In the wake of recent human atrocities, I find myself engaging in a practice that I used to implement routinely when I first began treating trauma victims. I would look around and ask myself – Where is the goodness? It doesn’t take long to notice, the goodness is all around you.
The goodness is in the sweet scent of spring when you open your door in the morning. It is in the smile that greets you when walk through the door. The goodness is in the small boy who gives his ice cream cone to his little sister when she drops hers on the floor. It is in the neighbor who cooks a meal for a woman recently widowed, the anonymous cupcake left on your desk by a concerned colleague, and the vision of a traumatized child you treated years ago standing before you surrounded by a loving wife and happy, thriving children of his own.
I recently enjoyed a lunch with community leader Cynthia Clegg, and during our discussion of human trafficking she inquired as to how I cope with working with a traumatized population. I told her about the Goodness. When you work with a population that has been profoundly affected by trauma, noticing and attending to the goodness is essential for self-care. It is easy to get lost in the work that we do, and to focus only on that which is the opposite of the goodness. The ‘badness’ is prominent – it is on our radios, our televisions, spam and social media. It is easy to find. However, if we are devoted to recognizing the goodness, it is just as easily accessible to us.

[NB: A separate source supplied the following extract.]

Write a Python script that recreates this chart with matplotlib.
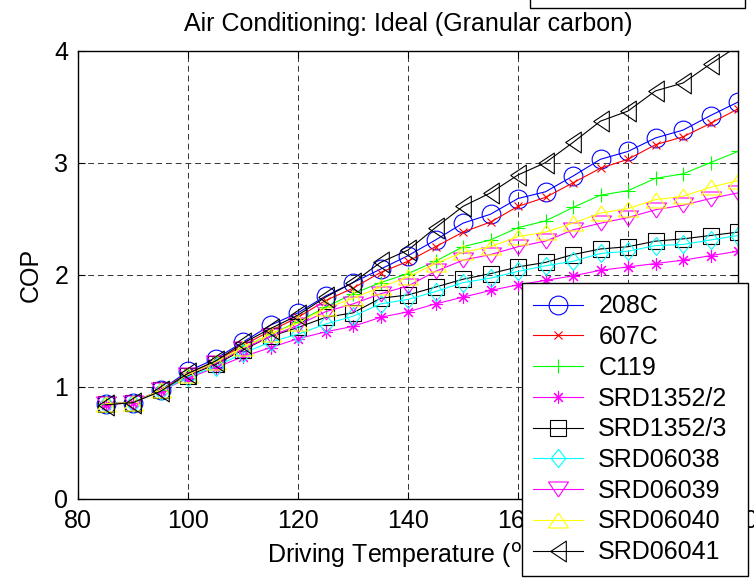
import matplotlib
matplotlib.use("Agg")
import matplotlib.pyplot as plt
from matplotlib.patches import Rectangle

plt.rcParams["font.family"] = ["Liberation Sans", "DejaVu Sans"]

# driving temperature (deg C)
temps = [85, 90, 95, 100, 105, 110, 115, 120, 125, 130, 135, 140,
         145, 150, 155, 160, 165, 170, 175, 180, 185, 190, 195, 200]

cop_208c = [0.85, 0.86, 0.97, 1.14, 1.25, 1.40, 1.55, 1.66, 1.81, 1.93, 2.05, 2.17,
            2.31, 2.46, 2.54, 2.68, 2.74, 2.88, 3.03, 3.10, 3.22, 3.29, 3.42, 3.54]
cop_607c = [0.85, 0.86, 0.97, 1.12, 1.23, 1.37, 1.50, 1.62, 1.77, 1.88, 2.02, 2.12,
            2.25, 2.38, 2.47, 2.61, 2.69, 2.82, 2.95, 3.03, 3.16, 3.23, 3.35, 3.48]
cop_c119 = [0.85, 0.86, 0.97, 1.11, 1.22, 1.35, 1.47, 1.58, 1.71, 1.83, 1.93, 2.01,
            2.12, 2.25, 2.31, 2.42, 2.48, 2.60, 2.71, 2.75, 2.86, 2.90, 3.00, 3.10]
cop_srd1352_2 = [0.84, 0.86, 0.96, 1.08, 1.17, 1.27, 1.35, 1.43, 1.49, 1.54, 1.62, 1.67,
                 1.74, 1.80, 1.86, 1.91, 1.95, 1.99, 2.04, 2.07, 2.10, 2.13, 2.17, 2.21]
cop_srd1352_3 = [0.85, 0.86, 0.97, 1.10, 1.20, 1.33, 1.45, 1.53, 1.62, 1.66, 1.79, 1.82,
                 1.89, 1.96, 2.01, 2.07, 2.11, 2.18, 2.23, 2.25, 2.30, 2.32, 2.35, 2.38]
cop_srd06038 = [0.85, 0.86, 0.96, 1.09, 1.18, 1.30, 1.40, 1.47, 1.56, 1.63, 1.74, 1.78,
                1.85, 1.93, 1.97, 2.03, 2.08, 2.12, 2.19, 2.21, 2.26, 2.27, 2.31, 2.35]
cop_srd06039 = [0.85, 0.86, 0.97, 1.11, 1.21, 1.34, 1.45, 1.55, 1.67, 1.74, 1.83, 1.90,
                2.03, 2.13, 2.18, 2.25, 2.30, 2.40, 2.46, 2.51, 2.58, 2.62, 2.68, 2.73]
cop_srd06040 = [0.85, 0.86, 0.97, 1.11, 1.22, 1.35, 1.47, 1.57, 1.70, 1.79, 1.89, 1.98,
                2.10, 2.20, 2.25, 2.34, 2.38, 2.46, 2.55, 2.59, 2.67, 2.70, 2.78, 2.84]
cop_srd06041 = [0.84, 0.86, 0.96, 1.12, 1.23, 1.39, 1.52, 1.64, 1.80, 1.93, 2.11, 2.22,
                2.42, 2.61, 2.73, 2.89, 3.00, 3.18, 3.37, 3.46, 3.64, 3.71, 3.88, 4.04]

# matlab-style markers (triangles wider than tall, tall diamond)
tri_up = [(0, 0.75), (-1, -0.75), (1, -0.75), (0, 0.75)]
tri_down = [(0, -0.75), (-1, 0.75), (1, 0.75), (0, -0.75)]
tri_left = [(-0.75, 0), (0.75, 1), (0.75, -1), (-0.75, 0)]
diamond = [(0, 1), (-0.8, 0), (0, -1), (0.8, 0), (0, 1)]

series = [
    ("208C", cop_208c, "#0000ff", "o", 13.5),
    ("607C", cop_607c, "#ff0000", "x", 6),
    ("C119", cop_c119, "#00ff00", "+", 10.5),
    ("SRD1352/2", cop_srd1352_2, "#ff00ff", (8, 2, 0), 9),
    ("SRD1352/3", cop_srd1352_3, "#000000", "s", 11),
    ("SRD06038", cop_srd06038, "#00ffff", diamond, 13),
    ("SRD06039", cop_srd06039, "#ff00ff", tri_down, 14.4),
    ("SRD06040", cop_srd06040, "#ffff00", tri_up, 14.4),
    ("SRD06041", cop_srd06041, "#000000", tri_left, 15),
]

fig = plt.figure(figsize=(7.54, 5.80), dpi=100)
ax = fig.add_axes([78 / 754, 1 - 499 / 580, 660 / 754, 448.5 / 580])

for name, vals, col, mk, ms in series:
    ax.plot(temps, vals, color=col, lw=0.8, marker=mk, ms=ms,
            mfc="none", mec=col, mew=0.8, label=name)

ax.set_xlim(80, 200)
ax.set_ylim(0, 4)
ax.set_xticks(range(80, 201, 20))
ax.set_yticks(range(0, 5))
ax.grid(True, color="0.2", lw=0.7, ls=(0, (6, 4)))
ax.tick_params(direction="in", length=5, labelsize=18, top=True, right=True, pad=7)
for sp in ax.spines.values():
    sp.set_linewidth(1.0)

ax.set_title("Air Conditioning: Ideal (Granular carbon)", fontsize=18, pad=14)
ax.set_xlabel("Driving Temperature ($^{\\mathrm{o}}$C)", fontsize=18, labelpad=6)
ax.set_ylabel("COP", fontsize=18, labelpad=8)

leg = ax.legend(loc="upper left",
                bbox_to_anchor=(522 / 754, 1 - 577 / 580, 226 / 754, 294 / 580),
                bbox_transform=fig.transFigure, mode="expand", borderaxespad=0,
                fontsize=18, fancybox=False, framealpha=1, edgecolor="k",
                labelspacing=0.27, handlelength=2.0, handletextpad=0.6,
                borderpad=0.45)
leg.get_frame().set_linewidth(1.0)
leg.set_zorder(10)

# empty box cut off at the top edge
fig.patches.append(Rectangle((530 / 754, 1 - 8 / 580), 215 / 754, 0.1,
                             transform=fig.transFigure, fill=False, lw=1.0,
                             ec="k"))

fig.savefig("out.png", dpi=100)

As we teach others to practice Linehan’s mindfulness, it behooves us to practice it ourselves. Being mindful of the goodness is a skill we must cultivate, as essential to our continuing education as the seminars we attend on evidence-based practice. So as you walk through your days of treating those who lives have been touched by trauma, take note of the goodness that surrounds you, and share it with those who need it most. It won’t be long before you find it and say to yourself – Goodness, Oh My!!